Now the more hardcore among us will flame me into oblivion. What you’re describing isn’t a real PhD! This sort of lax attitude won’t get you the training you need to succeed! You will be undesirable to your future employers! To all this criticism, I have a simple reply: I’m not buying it. During your PhD, what you really want are skills so you can move on, thinking like a scientist (For a similar point of view, see: How to succeed in science: a concise guide for young biomedical scientists. Part I: taking the plunge, Yewdell, Nature Rev Mol Cell Bio, 9 (2008):413-6.
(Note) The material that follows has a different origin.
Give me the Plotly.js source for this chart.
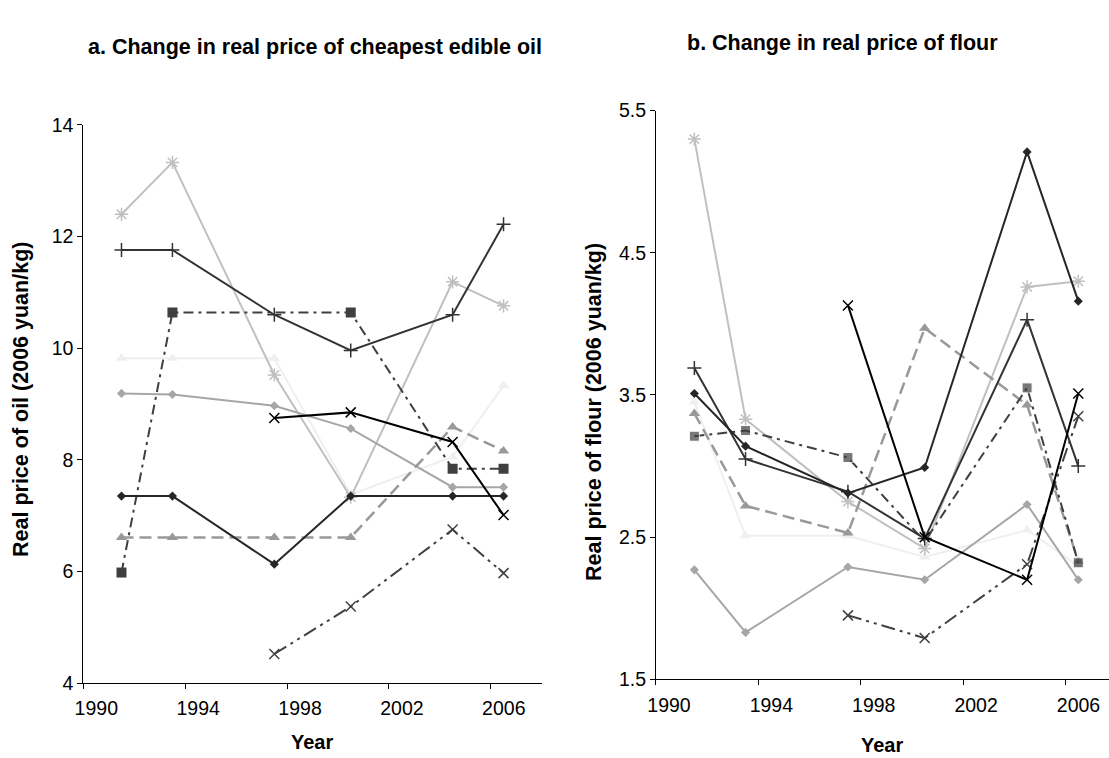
<!DOCTYPE html>
<html>
<head>
<meta charset="utf-8">
<script src="https://cdn.plot.ly/plotly-3.0.1.min.js"></script>
<style>html,body{margin:0;padding:0;background:#fff}#chart{width:1109px;height:758px}</style>
</head>
<body>
<div id="chart"></div>
<script>
// Survey years
const years = [1991, 1993, 1997, 2000, 2004, 2006];
const tickYears = ['1990', '1994', '1998', '2002', '2006'];

// a. Real price of cheapest edible oil (2006 yuan/kg)
const oilS1 = [12.40, 13.33, 9.52, 7.33, 11.19, 10.76];
const oilS2 = [11.76, 11.76, 10.60, 9.96, 10.60, 12.22];
const oilS3 = [5.98, 10.64, null, 10.64, 7.84, 7.84];
const oilS4 = [9.82, 9.82, 9.82, 7.38, 8.05, 9.33];
const oilS5 = [6.61, 6.61, 6.61, 6.61, 8.59, 8.16];
const oilS6 = [9.19, 9.17, 8.97, 8.56, 7.51, 7.51];
const oilS7 = [7.35, 7.35, 6.13, 7.35, 7.35, 7.35];
const oilS8 = [null, null, 8.75, 8.85, 8.32, 7.01];
const oilS9 = [null, null, 4.52, 5.37, 6.75, 5.97];

// b. Real price of flour (2006 yuan/kg)
const flourS1 = [5.30, 3.33, 2.75, 2.42, 4.26, 4.30];
const flourS2 = [3.69, 3.05, 2.82, 2.49, 4.03, 3.00];
const flourS3 = [3.21, 3.25, 3.06, 2.47, 3.55, 2.32];
const flourS4 = [3.45, 2.51, 2.51, 2.36, 2.55, 2.30];
const flourS5 = [3.37, 2.72, 2.53, 3.97, 3.43, 2.33];
const flourS6 = [2.27, 1.83, 2.29, 2.20, 2.73, 2.20];
const flourS7 = [3.51, 3.14, 2.81, 2.99, 5.21, 4.16];
const flourS8 = [null, null, 4.13, 2.50, 2.20, 3.51];
const flourS9 = [null, null, 1.95, 1.79, 2.31, 3.35];

const styles = [
  {line: {color: '#c0c0c0', width: 2}, marker: {symbol: 'asterisk-open', size: 11, color: '#c0c0c0', line: {color: '#c0c0c0', width: 1.5}}},
  {line: {color: '#333333', width: 2}, marker: {symbol: 'cross-thin-open', size: 10, color: '#333333', line: {color: '#333333', width: 1.5}}},
  {line: {color: '#3f3f3f', width: 2, dash: '10px,5px,3px,5px'}, marker: {symbol: 'square', size: 10, color: '#3f3f3f'}},
  {line: {color: '#efefef', width: 2}, marker: {symbol: 'triangle-up', size: 10, color: '#efefef'}},
  {line: {color: '#999999', width: 2.5, dash: '12px,6px'}, marker: {symbol: 'triangle-up', size: 10, color: '#999999'}},
  {line: {color: '#a6a6a6', width: 2}, marker: {symbol: 'diamond', size: 7, color: '#a6a6a6'}},
  {line: {color: '#262626', width: 2}, marker: {symbol: 'diamond', size: 7, color: '#262626'}},
  {line: {color: '#000000', width: 2}, marker: {symbol: 'x-thin-open', size: 10, color: '#000000', line: {color: '#000000', width: 1.5}}},
  {line: {color: '#404040', width: 2, dash: '14px,5px,3px,5px,3px,5px'}, marker: {symbol: 'x-thin-open', size: 10, color: '#404040', line: {color: '#404040', width: 1.5}}}
];

const oil = [oilS4, oilS1, oilS6, oilS5, oilS3, oilS2, oilS7, oilS9, oilS8];
const flour = [flourS4, flourS1, flourS6, flourS5, flourS3, flourS2, flourS7, flourS9, flourS8];
const styleIdx = [3, 0, 5, 4, 2, 1, 6, 8, 7];

const traces = [];
function addTraces(series, xa, ya, hideIdx) {
  series.forEach((ys, k) => {
    const st = JSON.parse(JSON.stringify(styles[styleIdx[k]]));
    if (hideIdx && hideIdx[styleIdx[k]] !== undefined) {
      st.marker.size = years.map((_, i) => i === hideIdx[styleIdx[k]] ? 0 : st.marker.size);
    }
    traces.push(Object.assign({
      type: 'scatter', mode: 'lines+markers', x: years, y: ys,
      xaxis: xa, yaxis: ya, connectgaps: true, showlegend: false, hoverinfo: 'skip', cliponaxis: false
    }, st));
  });
}
addTraces(oil, 'x', 'y', null);
addTraces(flour, 'x2', 'y2', {2: 3});

const font = {family: 'Liberation Sans, Arial, sans-serif', color: '#000'};
const axBase = {
  showgrid: false, zeroline: false, showline: true, linecolor: '#000', linewidth: 1,
  ticks: 'outside', ticklen: 5, tickcolor: '#000', tickwidth: 1,
  tickfont: Object.assign({size: 19.5}, font), fixedrange: true
};
const xBase = Object.assign({}, axBase, {
  tickmode: 'array', tickvals: [1989.5, 1993.5, 1997.5, 2001.5, 2005.5], ticktext: tickYears,
  ticklabelshift: 13, ticklabelstandoff: 3
});

const layout = {
  width: 1109, height: 758,
  margin: {l: 0, r: 0, t: 0, b: 0},
  paper_bgcolor: '#fff', plot_bgcolor: '#fff',
  font: font,
  xaxis: Object.assign({}, xBase, {domain: [0.0751, 0.4885], range: [1989.5, 2007.5], anchor: 'y'}),
  yaxis: Object.assign({}, axBase, {domain: [0.0989, 0.8351], range: [4, 14], tickvals: [4, 6, 8, 10, 12, 14], anchor: 'x'}),
  xaxis2: Object.assign({}, xBase, {domain: [0.5915, 1.0], range: [1989.5, 2007.2], anchor: 'y2'}),
  yaxis2: Object.assign({}, axBase, {domain: [0.1038, 0.8540], range: [1.5, 5.5], tickvals: [1.5, 2.5, 3.5, 4.5, 5.5], anchor: 'x2'}),
  annotations: [
    {text: '<b>a. Change in real price of cheapest edible oil</b>', xref: 'paper', yref: 'paper', x: 315 / 1109, y: 1 - 47 / 758, xanchor: 'center', yanchor: 'middle', showarrow: false, font: Object.assign({size: 21.5}, font)},
    {text: '<b>b. Change in real price of flour</b>', xref: 'paper', yref: 'paper', x: 842 / 1109, y: 1 - 43 / 758, xanchor: 'center', yanchor: 'middle', showarrow: false, font: Object.assign({size: 21.5}, font)},
    {text: '<b>Real price of oil (2006 yuan/kg)</b>', xref: 'paper', yref: 'paper', x: 21 / 1109, y: 1 - 400 / 758, xanchor: 'center', yanchor: 'middle', textangle: -90, showarrow: false, font: Object.assign({size: 21.5}, font)},
    {text: '<b>Real price of flour (2006 yuan/kg)</b>', xref: 'paper', yref: 'paper', x: 594 / 1109, y: 1 - 412 / 758, xanchor: 'center', yanchor: 'middle', textangle: -90, showarrow: false, font: Object.assign({size: 21.5}, font)},
    {text: '<b>Year</b>', xref: 'paper', yref: 'paper', x: 312 / 1109, y: 1 - 742 / 758, xanchor: 'center', yanchor: 'middle', showarrow: false, font: Object.assign({size: 20}, font)},
    {text: '<b>Year</b>', xref: 'paper', yref: 'paper', x: 882 / 1109, y: 1 - 745 / 758, xanchor: 'center', yanchor: 'middle', showarrow: false, font: Object.assign({size: 20}, font)}
  ]
};

Plotly.newPlot('chart', traces, layout, {staticPlot: true, displayModeBar: false});
</script>
</body>
</html>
Residency programs will want to see you published once—preferably in their area of specialization. Most are more concerned with Step I scores and clinical grades anyway. For Radiology, the 4th most popular MD/PhD specialty choice: Key criteria for selection of radiology residents: results of a national survey., Otero et al, Acad Radiol, 13 (2006):1155-64. Research intensive fellowships are practically begging for applicants, given the salary increase given by going into mostly clinical practices. Then when it’s time to be hired as an assistant professor, do you really think they’re going to scrutinize your PhD record? Did med school scrutinize your high school record? Will residency care about your undergrad record? Never forget that whole system is a “what have you done for me lately” system. Similarly, you likely won’t be working on the same thing in fellowship that you were for your PhD. You probably won’t even be in the same field. So what does all that extra toil do for you in the long run?
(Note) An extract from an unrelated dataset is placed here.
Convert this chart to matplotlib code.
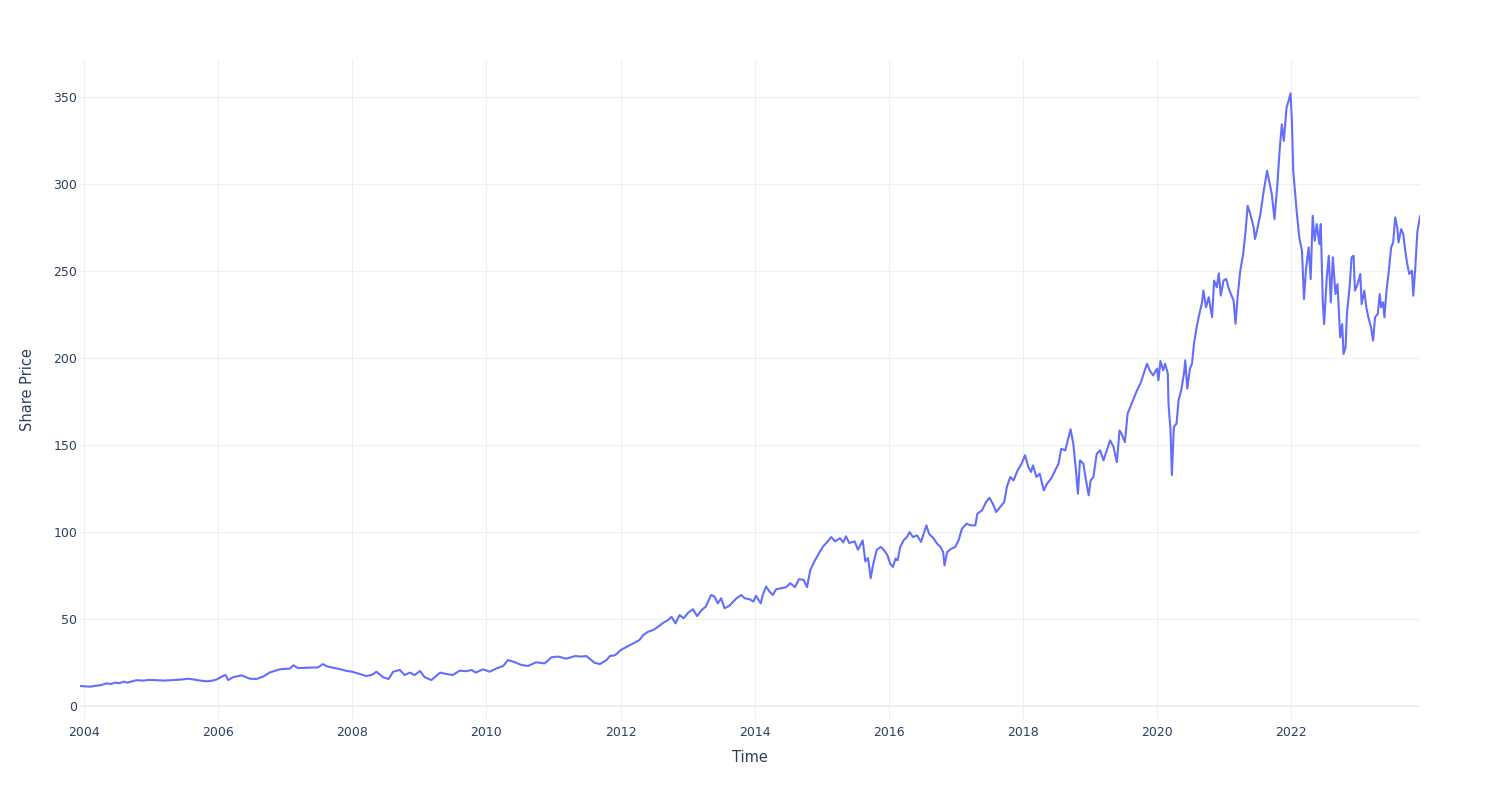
import matplotlib
matplotlib.use("Agg")
import matplotlib.pyplot as plt

# ---- data ----
time_years = [
    2003.94, 2004.00, 2004.09, 2004.17, 2004.24, 2004.34, 2004.40, 2004.46, 2004.53, 2004.59,
    2004.65, 2004.71, 2004.78, 2004.88, 2004.98, 2005.08, 2005.20, 2005.33, 2005.45, 2005.55,
    2005.64, 2005.73, 2005.83, 2005.92, 2005.98, 2006.07, 2006.11, 2006.15, 2006.22, 2006.35,
    2006.47, 2006.57, 2006.67, 2006.77, 2006.92, 2007.07, 2007.12, 2007.19, 2007.36, 2007.49,
    2007.56, 2007.62, 2007.76, 2007.82, 2007.91, 2008.00, 2008.11, 2008.21, 2008.30, 2008.36,
    2008.46, 2008.54, 2008.61, 2008.71, 2008.78, 2008.86, 2008.93, 2009.01, 2009.08, 2009.18,
    2009.31, 2009.40, 2009.50, 2009.60, 2009.70, 2009.78, 2009.84, 2009.95, 2010.05, 2010.15,
    2010.25, 2010.32, 2010.40, 2010.52, 2010.62, 2010.74, 2010.87, 2010.97, 2011.07, 2011.19,
    2011.32, 2011.41, 2011.49, 2011.61, 2011.69, 2011.79,
    2011.84, 2011.92, 2012.00, 2012.09, 2012.19, 2012.28, 2012.34, 2012.41, 2012.49, 2012.56,
    2012.64, 2012.71, 2012.76, 2012.82, 2012.88, 2012.94, 2013.01, 2013.08, 2013.14, 2013.21,
    2013.27, 2013.35, 2013.40, 2013.45, 2013.50, 2013.55, 2013.62, 2013.68, 2013.73, 2013.80,
    2013.85, 2013.93, 2013.98, 2014.02, 2014.09, 2014.12, 2014.17, 2014.22, 2014.27, 2014.32,
    2014.40, 2014.47, 2014.53, 2014.60, 2014.66, 2014.73, 2014.78, 2014.83, 2014.89, 2014.96,
    2015.02, 2015.09, 2015.14, 2015.20, 2015.27, 2015.32, 2015.36, 2015.41, 2015.49, 2015.54,
    2015.61, 2015.65, 2015.69, 2015.73, 2015.76, 2015.82, 2015.88, 2015.93, 2015.98, 2016.02,
    2016.06, 2016.10, 2016.13, 2016.17, 2016.22, 2016.27, 2016.31, 2016.36, 2016.42, 2016.48,
    2016.52, 2016.56, 2016.60, 2016.67, 2016.72, 2016.77, 2016.81, 2016.83, 2016.87, 2016.93,
    2016.99, 2017.04, 2017.09, 2017.16, 2017.22, 2017.29, 2017.32, 2017.39, 2017.45, 2017.50,
    2017.55, 2017.60, 2017.66, 2017.72, 2017.76, 2017.81, 2017.86, 2017.92, 2017.98, 2018.03,
    2018.08, 2018.12, 2018.15, 2018.20, 2018.25, 2018.31, 2018.36, 2018.42, 2018.48, 2018.53,
    2018.57, 2018.63, 2018.68, 2018.71, 2018.75, 2018.79, 2018.82, 2018.85, 2018.90, 2018.94,
    2018.98, 2019.01, 2019.05, 2019.10, 2019.15, 2019.20, 2019.25, 2019.30, 2019.35, 2019.40,
    2019.44, 2019.47, 2019.52, 2019.56, 2019.60, 2019.65, 2019.70, 2019.75, 2019.80, 2019.85,
    2019.89, 2019.94, 2020.00, 2020.02, 2020.05, 2020.09, 2020.12, 2020.16, 2020.17, 2020.20,
    2020.22, 2020.25, 2020.29, 2020.32, 2020.36, 2020.40, 2020.42, 2020.45, 2020.49, 2020.52,
    2020.55, 2020.59, 2020.62, 2020.67, 2020.69, 2020.73, 2020.77, 2020.82, 2020.85, 2020.89,
    2020.92, 2020.95, 2020.99, 2021.03, 2021.07, 2021.10, 2021.14, 2021.17, 2021.20, 2021.24,
    2021.28, 2021.32, 2021.35, 2021.39, 2021.44, 2021.46, 2021.50, 2021.54, 2021.59, 2021.64,
    2021.67, 2021.71, 2021.75, 2021.79, 2021.83, 2021.86, 2021.89, 2021.93, 2021.96, 2021.99,
    2022.01, 2022.03, 2022.06, 2022.08, 2022.12, 2022.16, 2022.19, 2022.22, 2022.26, 2022.29,
    2022.32, 2022.35, 2022.38, 2022.42, 2022.44, 2022.47, 2022.49, 2022.53, 2022.56, 2022.59,
    2022.62, 2022.66, 2022.69, 2022.73, 2022.76, 2022.78, 2022.81, 2022.83, 2022.87, 2022.90,
    2022.93, 2022.95, 2022.99, 2023.03, 2023.05, 2023.09, 2023.12, 2023.15, 2023.19, 2023.22,
    2023.25, 2023.29, 2023.32, 2023.34, 2023.37, 2023.39, 2023.42, 2023.45, 2023.49, 2023.52,
    2023.55, 2023.58, 2023.60, 2023.64, 2023.67, 2023.70, 2023.73, 2023.76, 2023.80, 2023.82,
    2023.85, 2023.88, 2023.92,
]

share_price = [
    11.5, 11.3, 11.1, 11.6, 11.9, 13.0, 12.6, 13.4, 13.1, 14.0,
    13.4, 14.1, 14.8, 14.6, 15.0, 14.8, 14.6, 14.9, 15.2, 15.7,
    15.2, 14.6, 14.2, 14.6, 15.3, 17.2, 17.8, 14.9, 16.5, 17.6,
    15.7, 15.5, 16.9, 19.3, 21.1, 21.5, 23.4, 21.8, 22.0, 22.2,
    24.1, 22.8, 21.6, 21.1, 20.2, 19.7, 18.4, 17.2, 18.0, 19.7,
    16.5, 15.5, 19.7, 20.7, 17.8, 19.2, 17.8, 20.1, 16.5, 14.9,
    19.2, 18.4, 17.8, 20.3, 20.0, 20.7, 19.2, 21.1, 19.7, 21.6,
    23.0, 26.4, 25.5, 23.6, 23.0, 25.1, 24.5, 28.0, 28.4, 27.2,
    28.7, 28.4, 28.7, 24.9, 24.1, 26.4,
    28.7, 29.2, 32.1, 34.0, 36.0, 37.9, 40.8, 42.7, 43.7, 45.6,
    47.9, 49.4, 51.3, 47.5, 52.3, 50.4, 53.7, 55.6, 51.7, 55.2,
    57.1, 63.8, 62.9, 59.0, 61.9, 56.2, 57.5, 60.0, 61.9, 63.8,
    61.9, 61.3, 60.0, 63.3, 59.0, 63.8, 68.7, 65.8, 63.8, 67.1,
    67.7, 68.3, 70.6, 68.3, 72.9, 72.5, 68.3, 78.3, 83.1, 87.9,
    91.7, 94.6, 97.1, 94.6, 96.5, 94.0, 97.5, 93.7, 94.6, 89.8,
    95.2, 83.1, 85.0, 73.5, 80.2, 89.8, 91.4, 89.5, 86.6, 81.8,
    79.9, 84.7, 83.7, 91.4, 95.2, 97.1, 100.0, 97.1, 98.1, 94.3,
    99.0, 103.8, 99.0, 96.2, 93.3, 91.4, 88.5, 80.8, 88.5, 90.4,
    91.4, 95.2, 101.9, 104.8, 103.8, 103.8, 110.5, 112.5, 117.2, 119.7,
    116.3, 111.5, 114.4, 117.2, 125.9, 131.6, 129.7, 135.4, 139.3, 144.1,
    137.4, 134.5, 138.3, 131.6, 133.5, 123.9, 127.8, 130.7, 135.4, 139.3,
    147.9, 146.9, 154.6, 159.0, 150.8, 135.4, 122.0, 141.2, 139.3, 129.7,
    121.1, 129.7, 131.6, 145.0, 146.9, 141.2, 146.9, 152.7, 148.9, 140.2,
    158.4, 156.5, 151.7, 168.0, 171.8, 176.6, 181.4, 185.2, 191.0, 196.7,
    192.9, 190.0, 193.9, 187.2, 198.3, 192.9, 196.7, 191.0, 173.8, 158.5,
    132.7, 160.4, 162.3, 175.7, 181.5, 191.0, 198.7, 182.4, 193.9, 196.7,
    208.2, 217.8, 223.5, 232.1, 238.8, 229.2, 235.0, 223.5, 244.5, 240.7,
    248.7, 235.9, 244.5, 245.5, 239.7, 236.9, 233.1, 219.7, 235.0, 250.2,
    258.8, 273.2, 287.5, 282.7, 275.1, 268.4, 275.1, 282.7, 296.1, 307.6,
    301.8, 294.2, 279.9, 298.0, 321.0, 334.3, 324.8, 343.9, 347.7, 352.1,
    336.2, 307.7, 294.3, 284.7, 269.3, 261.7, 233.9, 251.1, 263.6, 245.4,
    281.8, 267.4, 277.0, 265.5, 277.0, 233.0, 219.5, 246.4, 258.8, 232.0,
    257.9, 236.8, 242.5, 211.9, 219.5, 202.3, 206.1, 225.3, 240.6, 257.9,
    258.8, 238.7, 242.5, 248.3, 231.0, 238.7, 229.1, 223.4, 217.6, 210.0,
    223.4, 225.3, 236.8, 229.1, 232.0, 223.4, 238.7, 248.3, 263.6, 266.5,
    280.8, 275.1, 266.5, 274.1, 271.3, 261.7, 254.0, 248.3, 250.2, 235.8,
    252.1, 272.2, 281.5,
]

x_ticks = [2004, 2006, 2008, 2010, 2012, 2014, 2016, 2018, 2020, 2022]
x_tick_labels = [str(v) for v in x_ticks]
y_ticks = [0, 50, 100, 150, 200, 250, 300, 350]
y_tick_labels = [str(v) for v in y_ticks]

# ---- styling ----
plt.rcParams['font.family'] = ['DejaVu Sans']
TEXT = '#2a3f5f'
GRID = '#EBF0F8'
LINE = '#636efa'

W, H = 1500, 800
fig = plt.figure(figsize=(W / 100, H / 100), dpi=100)
ax = fig.add_axes([80 / W, 80 / H, 1340 / W, 660 / H])

ax.plot(time_years, share_price, color=LINE, linewidth=1.5, solid_joinstyle='round', zorder=3)

ax.set_xlim(2003.94, 2023.92)
ax.set_ylim(-8.05, 371.3)

ax.set_xticks(x_ticks)
ax.set_xticklabels(x_tick_labels)
ax.set_yticks(y_ticks)
ax.set_yticklabels(y_tick_labels)

ax.tick_params(axis='both', length=0, labelsize=9, labelcolor=TEXT)
ax.tick_params(axis='x', pad=4)
ax.tick_params(axis='y', pad=2)

for s in ax.spines.values():
    s.set_visible(False)

ax.grid(True, color=GRID, linewidth=0.75, zorder=0)
ax.axhline(0, color=GRID, linewidth=1.5, zorder=1)
ax.set_axisbelow(True)

ax.set_xlabel('Time', fontsize=10.5, color=TEXT, labelpad=8)
ax.set_ylabel('Share Price', fontsize=10.5, color=TEXT, labelpad=13)

fig.savefig('out.png', dpi=100, facecolor='white')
This all leads me to advise you to get a PhD, get done, and get on with life. That is what every recent MD/PhD graduate has told me.
We have a problem, here's how I would fix it.
So how do we fix the system? This is where I’m going to get even more controversial. I think we should redefine what the PhD is. In my opinion, the rule of three publications to PhD is outdated and sets the student up to too much abuse and politics. It is simply getting harder to publish, especially in any reputable journal. Many projects don’t lend themselves to publishing quickly. Further, publication acceptions and rejections are often up to fickle and overly critical reviewers and political decisions. Everyone knows this is true and everyone says it is a normal part of research life. And still I have seen MD/PhD students held up because their third paper was not yet submitted for publication (http://drslounge.studentdoctor.net/showthread.php?t=280743)! And still this rule of three publications still remains in many cases. Why?! It benefits the lab PI and the department, but not you.
I propose we go to a four year fixed system. One year of classes and three years of full time research. You can complete it faster if you do manage to get your three papers quickly, but if you make satisfactory progress you’re done in four years by default. Does this hurt the integrity of the PhD? In my opinion no based on two factors:
First, many schools in Europe typically give PhDs in a shorter and often fixed amount of time. Yet, the percentage of publications worldwide are increasing from Europe while the percentage from America is decreasing: Biomedical publication—global profile and trend, Public Health, 117 (2003):274-80. If their training is so poor, how could this be so?
Second, there are many residency programs which now offer you a PhD. They typically claim to offer the PhD in 3-4 years. As a few examples:
Why does our PhD have to be longer? I’m not going to claim it would be easy to make this change. I just think it’s the right thing to do. Fortunately, I’m a student, and I can make these wild suggestions without actually having to implement them. Unfortunately, many graduate programs already view us as MD/MS students or that we don’t get a “real” PhD (whatever the **** that means), so making this happen is unlikely.
So, just how long is an MD/PhD program, anyhow? Count on it being 8 years, possibly 9. Eight years is the new average. If you get done in 7, the old norm, consider yourself lucky.